Judge to decide if Topeka slayings case goes trial

? A Kansas judge is expected to decide next week whether a 51-year-old woman will go on trial for the 2002 killings of her ex-husband and his fiancee as they slept in a Topeka home.

Shawnee County District Judge Nancy Parrish will hear closing arguments Monday from county prosecutors and Dana Chandler’s defense lawyer, The Topeka Capital-Journal reported (http://bit.ly/sldyyb).

Chandler faces two counts of premeditated first-degree murder in the shooting deaths of her ex-husband, Mike Sisco, 47, and his fiancee, Karen Harkness, 53. Chandler lived in Denver at the time but was staying in a tiny Oklahoma trailer when she was arrested in July — nine years and three weeks after relatives discovered the victims’ bullet-riddled bodies.

During a four-day preliminary hearing that recessed Thursday, the two sides presented testimony that no physical evidence has been found to link Chandler to the crimes but also that she harassed and stalked Sisco and Harkness, was evasive about her movements the weekend of the killings and spoke in the following years of having wanted Sisco dead.

FBI crime analyst Alice Casey testified that Chandler called the victims’ telephones 645 times in the six months before they were killed. Those totals include 22 calls in 31 minutes on Feb. 27, 2002, and 20 calls in 38 minutes on March 22, 2002, Casey said.

Hailey Sisco, Chandler and Sisco’s 26-year-old daughter, has said publicly that she was sure her mother was involved in the killings. She testified this week that her mother enlisted her and her younger brother to watch their father after the divorce.

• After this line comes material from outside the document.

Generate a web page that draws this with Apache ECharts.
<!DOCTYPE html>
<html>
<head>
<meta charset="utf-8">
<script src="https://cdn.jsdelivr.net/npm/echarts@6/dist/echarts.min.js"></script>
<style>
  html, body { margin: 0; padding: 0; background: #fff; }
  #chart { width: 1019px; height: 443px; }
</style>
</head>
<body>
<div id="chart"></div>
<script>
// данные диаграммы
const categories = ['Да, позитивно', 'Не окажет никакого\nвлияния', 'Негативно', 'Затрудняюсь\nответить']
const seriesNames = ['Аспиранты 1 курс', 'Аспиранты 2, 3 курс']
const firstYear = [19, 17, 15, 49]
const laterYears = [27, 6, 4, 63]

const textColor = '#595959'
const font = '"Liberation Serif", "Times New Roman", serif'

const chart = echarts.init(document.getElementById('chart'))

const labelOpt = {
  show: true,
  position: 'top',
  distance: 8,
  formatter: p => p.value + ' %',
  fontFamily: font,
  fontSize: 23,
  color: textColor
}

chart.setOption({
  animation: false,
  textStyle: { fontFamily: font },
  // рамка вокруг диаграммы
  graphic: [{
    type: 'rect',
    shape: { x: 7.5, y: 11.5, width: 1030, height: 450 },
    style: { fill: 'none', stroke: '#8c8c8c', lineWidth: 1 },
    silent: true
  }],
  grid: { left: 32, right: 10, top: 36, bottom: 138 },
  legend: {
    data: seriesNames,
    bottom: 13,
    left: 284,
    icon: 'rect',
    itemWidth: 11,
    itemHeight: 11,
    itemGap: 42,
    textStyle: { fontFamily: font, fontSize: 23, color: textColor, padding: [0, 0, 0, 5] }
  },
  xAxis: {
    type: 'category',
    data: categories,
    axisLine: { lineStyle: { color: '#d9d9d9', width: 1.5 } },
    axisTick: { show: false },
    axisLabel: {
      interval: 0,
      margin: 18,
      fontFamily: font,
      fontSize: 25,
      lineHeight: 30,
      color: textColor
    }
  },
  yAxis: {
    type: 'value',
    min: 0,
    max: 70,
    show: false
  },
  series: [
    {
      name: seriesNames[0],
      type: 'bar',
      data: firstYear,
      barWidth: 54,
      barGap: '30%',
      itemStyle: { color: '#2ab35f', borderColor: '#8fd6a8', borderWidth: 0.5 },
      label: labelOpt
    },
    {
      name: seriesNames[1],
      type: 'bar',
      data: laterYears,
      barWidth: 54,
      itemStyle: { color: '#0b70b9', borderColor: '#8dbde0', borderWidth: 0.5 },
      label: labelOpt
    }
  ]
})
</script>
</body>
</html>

“You can be my little helpers,” Hailey Sisco recalled her mother saying. She said she changed her cellphone number several times to avoid her mother’s calls checking on Mike Sisco’s activities, but Chandler would get her number from friends.

The younger Siscos as well as Harkness’ relatives and colleagues also described Chandler showing up without notice in Topeka, berating Harkness and Mike Sisco in foul language and entering her ex-husband’s home without permission.

Hailey Sisco said her mother gave her two versions of where she was on the July weekend when Harkness and Mike Sisco were killed. In the first, she was home alone in Denver and had hiked in the mountains, the daughter said. In the second, Chandler said she stayed overnight in the mountains and didn’t have a cellphone signal.

Chandler’s movements that weekend have been a key part of the cold-case investigation. Part of an October 2009 episode of “48 Hours Mystery” devoted to the case focused on how long it would take to drive from Denver to Topeka, commit the killings and return to Denver.

Denver businessman Jeffrey Bailey testified Chandler asked him for $50,000 in August 2002 to hire an attorney because law enforcement officers were about to arrest her for the killings.

“I asked if she did it,” Bailey said. “She denied it.”

But Bailey became suspicious, he said, when Chandler described driving around Colorado the weekend of the killings, sleeping in her car, making no purchases and failing to see smoke visible in much of the state from a spate of forest fires.

“I instructed her never to call again,” Bailey said.

Defense lawyer Mark Bennett grilled investigators Thursday on their failure to find any physical evidence that Chandler was in or around the crime scene when the victims were killed.

Topeka police Sgt. Richard Volle, who has been the lead investigator in the case, agreed under questioning that authorities have never determined that Chandler owned, bought, possessed or registered a firearm of any kind.